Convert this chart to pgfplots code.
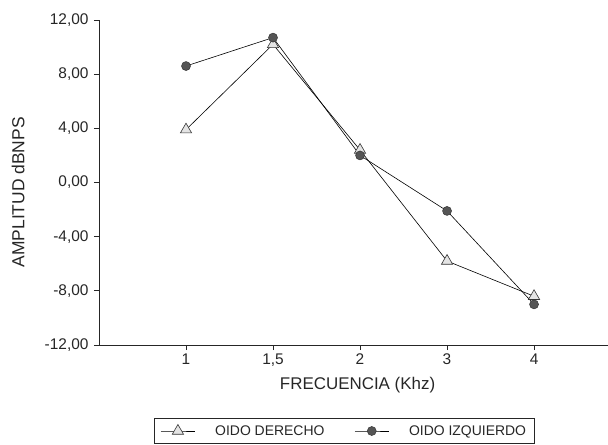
\documentclass[border=0pt]{standalone}
\usepackage{fontspec}
\setmainfont{Liberation Sans}
\usepackage{pgfplots}
\pgfplotsset{compat=1.18}
\definecolor{mdark}{HTML}{555555}
\definecolor{mlight}{HTML}{E4E4E4}
\begin{document}
\begin{tikzpicture}
\begin{axis}[
  scale only axis,
  width=509bp, height=325bp,
  xmin=0, xmax=5.85,
  ymin=-12, ymax=12,
  axis x line*=bottom, axis y line*=left,
  axis line style={-, line width=0.9pt, black!85},
  tick style={line width=0.9pt, black!85},
  tick align=outside,
  major tick length=5bp,
  xtick={1,2,3,4,5},
  xticklabels={1,{1,5},2,3,4},
  ytick={-12,-8,-4,0,4,8,12},
  yticklabels={{-12,00},{-8,00},{-4,00},{0,00},{4,00},{8,00},{12,00}},
  ticklabel style={font=\fontsize{15.5}{18}\selectfont, text=black!85},
  yticklabel style={xshift=-2bp},
  xlabel={FRECUENCIA (Khz)},
  ylabel={AMPLITUD dBNPS},
  xlabel style={font=\fontsize{17}{20}\selectfont, text=black!85, at={(axis description cs:0.508,-0.123)}, anchor=center},
  ylabel style={font=\fontsize{17.5}{20}\selectfont, text=black!85, at={(axis description cs:-0.159,0.47)}, anchor=center},
  legend columns=2,
  legend style={font=\fontsize{14}{16}\selectfont, text=black!85, at={(axis description cs:0.482,-0.2246)}, anchor=north,
    draw=black!85, line width=0.8pt, inner xsep=6bp, inner ysep=5bp,
    /tikz/every odd column/.append style={column sep=18bp},
    /tikz/every even column/.append style={column sep=28bp}},
  legend image code/.code={\draw[mark repeat=2,mark phase=2,#1] plot coordinates {(0bp,0bp) (17bp,0bp) (34bp,0bp)};},
]
\addplot[black, line width=0.6pt, mark=triangle*, mark size=6.5bp, mark options={fill=mlight, draw=black!80, line width=0.6pt}]
  coordinates {(1,3.9) (2,10.2) (3,2.4) (4,-5.8) (5,-8.4)};
\addlegendentry{OIDO DERECHO}
\addplot[black, line width=0.6pt, mark=*, mark size=4.5bp, mark options={fill=mdark, draw=black!80, line width=0.5pt}]
  coordinates {(1,8.6) (2,10.7) (3,2.0) (4,-2.1) (5,-9.0)};
\addlegendentry{OIDO IZQUIERDO}
\end{axis}
\pgfresetboundingbox
\useasboundingbox (-99bp,-100bp) rectangle (509bp,345bp);
\end{tikzpicture}
\end{document}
::::::::
What is being asked
Looking at the data above, show all lines where the word "code" occurs.

Output below
Convert this chart to pgfplots code.
  legend image code/.code={\draw[mark repeat=2,mark phase=2,#1] plot coordinates {(0bp,0bp) (17bp,0bp) (34bp,0bp)};},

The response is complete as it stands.